* Short exercise:
Copy each line exactly. Drop every picture.
+--
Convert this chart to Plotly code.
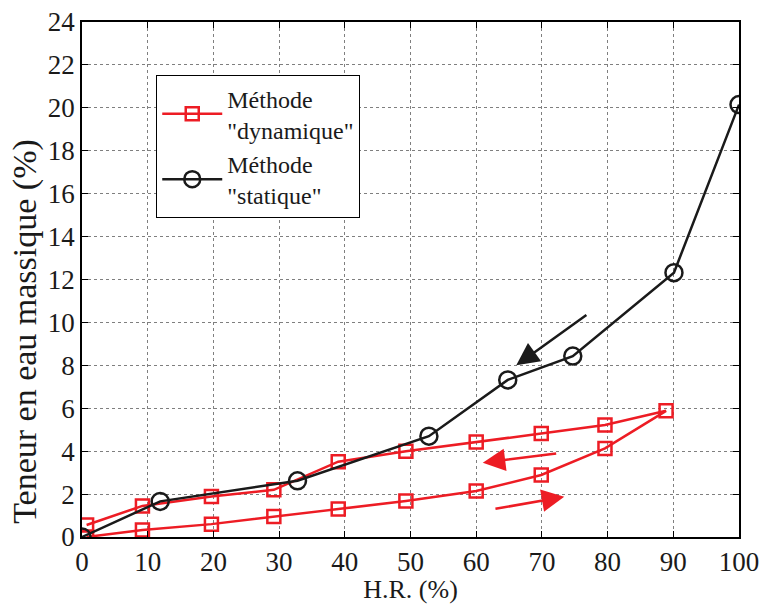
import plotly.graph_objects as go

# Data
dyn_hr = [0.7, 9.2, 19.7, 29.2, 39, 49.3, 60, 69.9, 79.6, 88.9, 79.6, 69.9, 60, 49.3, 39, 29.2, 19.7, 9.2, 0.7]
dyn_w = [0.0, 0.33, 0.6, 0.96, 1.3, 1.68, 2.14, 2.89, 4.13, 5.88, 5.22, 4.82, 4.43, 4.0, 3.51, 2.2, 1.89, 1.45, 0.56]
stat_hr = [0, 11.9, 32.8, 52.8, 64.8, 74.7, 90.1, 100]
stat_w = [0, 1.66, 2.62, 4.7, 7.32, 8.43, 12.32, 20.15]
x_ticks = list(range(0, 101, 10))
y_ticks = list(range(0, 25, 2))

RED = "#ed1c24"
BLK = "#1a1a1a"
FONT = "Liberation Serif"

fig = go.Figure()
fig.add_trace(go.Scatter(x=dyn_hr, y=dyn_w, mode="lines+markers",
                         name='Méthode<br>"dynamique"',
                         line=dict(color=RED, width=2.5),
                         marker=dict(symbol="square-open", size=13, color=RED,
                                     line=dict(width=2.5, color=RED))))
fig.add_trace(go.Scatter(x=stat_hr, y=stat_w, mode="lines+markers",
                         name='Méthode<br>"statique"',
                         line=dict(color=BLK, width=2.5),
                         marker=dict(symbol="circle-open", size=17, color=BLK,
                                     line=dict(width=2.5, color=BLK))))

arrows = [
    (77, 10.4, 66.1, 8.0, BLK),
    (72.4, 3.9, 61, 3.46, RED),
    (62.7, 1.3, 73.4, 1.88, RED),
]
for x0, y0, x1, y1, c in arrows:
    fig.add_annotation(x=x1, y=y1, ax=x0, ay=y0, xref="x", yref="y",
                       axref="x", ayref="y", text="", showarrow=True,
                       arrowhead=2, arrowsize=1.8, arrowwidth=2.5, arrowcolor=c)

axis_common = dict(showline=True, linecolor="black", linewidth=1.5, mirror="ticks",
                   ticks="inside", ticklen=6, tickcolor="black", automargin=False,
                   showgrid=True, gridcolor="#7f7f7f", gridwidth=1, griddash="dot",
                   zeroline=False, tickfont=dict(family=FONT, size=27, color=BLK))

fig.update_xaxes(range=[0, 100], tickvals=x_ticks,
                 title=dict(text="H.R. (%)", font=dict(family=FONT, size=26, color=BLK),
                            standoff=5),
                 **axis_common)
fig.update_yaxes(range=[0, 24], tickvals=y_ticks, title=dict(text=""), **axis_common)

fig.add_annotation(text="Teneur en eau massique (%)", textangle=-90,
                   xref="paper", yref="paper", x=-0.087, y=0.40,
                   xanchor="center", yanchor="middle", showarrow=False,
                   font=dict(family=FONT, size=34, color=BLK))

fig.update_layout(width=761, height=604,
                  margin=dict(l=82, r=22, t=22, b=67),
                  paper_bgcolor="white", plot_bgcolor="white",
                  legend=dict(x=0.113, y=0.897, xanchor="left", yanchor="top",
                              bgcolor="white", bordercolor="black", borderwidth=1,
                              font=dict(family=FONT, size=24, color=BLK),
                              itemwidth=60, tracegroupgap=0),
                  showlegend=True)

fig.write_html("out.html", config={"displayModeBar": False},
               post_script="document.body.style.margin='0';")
+--
* Answer below:
Convert this chart to Plotly code.
import plotly.graph_objects as go

# Data
dyn_hr = [0.7, 9.2, 19.7, 29.2, 39, 49.3, 60, 69.9, 79.6, 88.9, 79.6, 69.9, 60, 49.3, 39, 29.2, 19.7, 9.2, 0.7]
dyn_w = [0.0, 0.33, 0.6, 0.96, 1.3, 1.68, 2.14, 2.89, 4.13, 5.88, 5.22, 4.82, 4.43, 4.0, 3.51, 2.2, 1.89, 1.45, 0.56]
stat_hr = [0, 11.9, 32.8, 52.8, 64.8, 74.7, 90.1, 100]
stat_w = [0, 1.66, 2.62, 4.7, 7.32, 8.43, 12.32, 20.15]
x_ticks = list(range(0, 101, 10))
y_ticks = list(range(0, 25, 2))

RED = "#ed1c24"
BLK = "#1a1a1a"
FONT = "Liberation Serif"

fig = go.Figure()
fig.add_trace(go.Scatter(x=dyn_hr, y=dyn_w, mode="lines+markers",
                         name='Méthode<br>"dynamique"',
                         line=dict(color=RED, width=2.5),
                         marker=dict(symbol="square-open", size=13, color=RED,
                                     line=dict(width=2.5, color=RED))))
fig.add_trace(go.Scatter(x=stat_hr, y=stat_w, mode="lines+markers",
                         name='Méthode<br>"statique"',
                         line=dict(color=BLK, width=2.5),
                         marker=dict(symbol="circle-open", size=17, color=BLK,
                                     line=dict(width=2.5, color=BLK))))

arrows = [
    (77, 10.4, 66.1, 8.0, BLK),
    (72.4, 3.9, 61, 3.46, RED),
    (62.7, 1.3, 73.4, 1.88, RED),
]
for x0, y0, x1, y1, c in arrows:
    fig.add_annotation(x=x1, y=y1, ax=x0, ay=y0, xref="x", yref="y",
                       axref="x", ayref="y", text="", showarrow=True,
                       arrowhead=2, arrowsize=1.8, arrowwidth=2.5, arrowcolor=c)

axis_common = dict(showline=True, linecolor="black", linewidth=1.5, mirror="ticks",
                   ticks="inside", ticklen=6, tickcolor="black", automargin=False,
                   showgrid=True, gridcolor="#7f7f7f", gridwidth=1, griddash="dot",
                   zeroline=False, tickfont=dict(family=FONT, size=27, color=BLK))

fig.update_xaxes(range=[0, 100], tickvals=x_ticks,
                 title=dict(text="H.R. (%)", font=dict(family=FONT, size=26, color=BLK),
                            standoff=5),
                 **axis_common)
fig.update_yaxes(range=[0, 24], tickvals=y_ticks, title=dict(text=""), **axis_common)

fig.add_annotation(text="Teneur en eau massique (%)", textangle=-90,
                   xref="paper", yref="paper", x=-0.087, y=0.40,
                   xanchor="center", yanchor="middle", showarrow=False,
                   font=dict(family=FONT, size=34, color=BLK))

fig.update_layout(width=761, height=604,
                  margin=dict(l=82, r=22, t=22, b=67),
                  paper_bgcolor="white", plot_bgcolor="white",
                  legend=dict(x=0.113, y=0.897, xanchor="left", yanchor="top",
                              bgcolor="white", bordercolor="black", borderwidth=1,
                              font=dict(family=FONT, size=24, color=BLK),
                              itemwidth=60, tracegroupgap=0),
                  showlegend=True)

fig.write_html("out.html", config={"displayModeBar": False},
               post_script="document.body.style.margin='0';")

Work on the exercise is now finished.